Further cleaning and adding docstring to PredictionsAndTanimotoScores.py

matchms · Oct 24, 2024 · 7aec3ef · 7aec3ef
1 parent dfd3fc0
commit 7aec3ef
Showing 1 changed file with 14 additions and 7 deletions.
diff --git a/ms2deepscore/validation_loss_calculation/PredictionsAndTanimotoScores.py b/ms2deepscore/validation_loss_calculation/PredictionsAndTanimotoScores.py
@@ -27,12 +27,12 @@ def __init__(self, predictions_df: pd.DataFrame,
         self.symmetric = symmetric
         self.label = label
 
-        self.check_input_data()
+        self._check_input_data()
         # remove predicitons between the same spectrum
         if self.symmetric:
             np.fill_diagonal(self.predictions_df.values, np.nan)
 
-    def check_input_data(self):
+    def _check_input_data(self):
         """Checks that the prediction df and tanimoto df have the expected format"""
         if not isinstance(self.predictions_df, pd.DataFrame) or not isinstance(self.tanimoto_df, pd.DataFrame):
             raise TypeError("Expected a pandas DF as input")
@@ -61,6 +61,7 @@ def get_average_loss_per_bin_per_inchikey_pair(self,
                                                    loss_type: str,
                                                    tanimoto_bins: np.ndarray):
         """Calculates the loss per tanimoto bin.
+
         First the average prediction for each inchikey pair is calculated,
         by taking the average over all predictions between spectra matching these inchikeys"""
         loss_type = loss_type.lower()
@@ -77,22 +78,28 @@ def get_average_loss_per_bin_per_inchikey_pair(self,
                              f"rmse, mae, risk_mse and risk_mae")
         average_losses_per_inchikey_pair = get_average_per_inchikey_pair(losses_per_spectrum_pair)
 
-        bin_content, bounds, average_loss_per_bin = self.get_average_loss_per_bin(average_losses_per_inchikey_pair,
-                                                                                  tanimoto_bins)
+        bin_content, bounds, average_loss_per_bin = self._get_average_loss_per_bin(average_losses_per_inchikey_pair,
+                                                                                   tanimoto_bins)

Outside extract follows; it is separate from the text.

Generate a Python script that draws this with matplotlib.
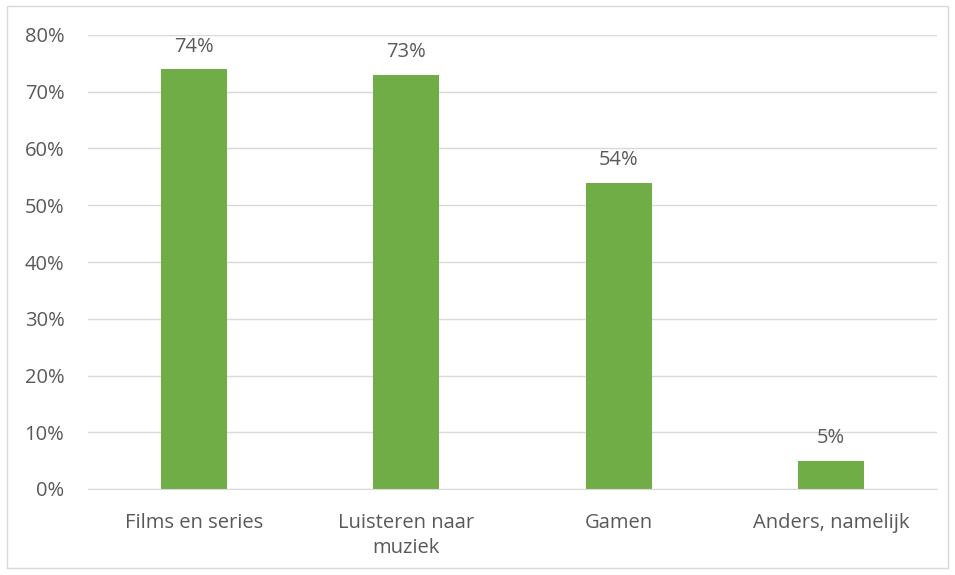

         if loss_type == "RMSE":
             average_loss_per_bin = [average_loss ** 0.5 for average_loss in average_loss_per_bin]
         return bin_content, bounds, average_loss_per_bin
 
     def _get_absolute_error_per_spectrum_pair(self):
+        """Calculates the absolute error
+
+        Used to get the MAE, but the mean is taken after binning over the tanimoto bins."""
         losses = abs(self.predictions_df - self.tanimoto_df)
         return losses
 
     def _get_squared_error_per_spectrum_pair(self):
+        """Calculates the squared errors
+
+        Used to get the MSE or RMSE, but the mean is taken after binning over the tanimoto bins."""
         losses = (self.predictions_df - self.tanimoto_df) ** 2
         return losses
 
     def _get_risk_aware_squared_error_per_spectrum_pair(self):
-        """MSE weighted by target position on scale 0 to 1.
+        """Squared error weighted by target position on scale 0 to 1.
         """
         errors = self.tanimoto_df - self.predictions_df
         errors = np.sign(errors) * errors ** 2
@@ -103,7 +110,7 @@ def _get_risk_aware_squared_error_per_spectrum_pair(self):
         return risk_aware_squared_error
 
     def _get_risk_aware_absolute_error_per_spectrum_pair(self):
-        """MAE weighted by target position on scale 0 to 1.
+        """Absolute errors weighted by target position on scale 0 to 1.
         """
         errors = self.tanimoto_df - self.predictions_df
         uppers = self.tanimoto_df * errors
@@ -113,7 +120,7 @@ def _get_risk_aware_absolute_error_per_spectrum_pair(self):
                                                  columns=lowers.columns)
         return risk_aware_absolute_error
 
-    def get_average_loss_per_bin(self,
+    def _get_average_loss_per_bin(self,
                                  average_loss_per_inchikey_pair: pd.DataFrame,
                                  ref_score_bins: np.ndarray):
         """Compute average loss per tanimoto score bin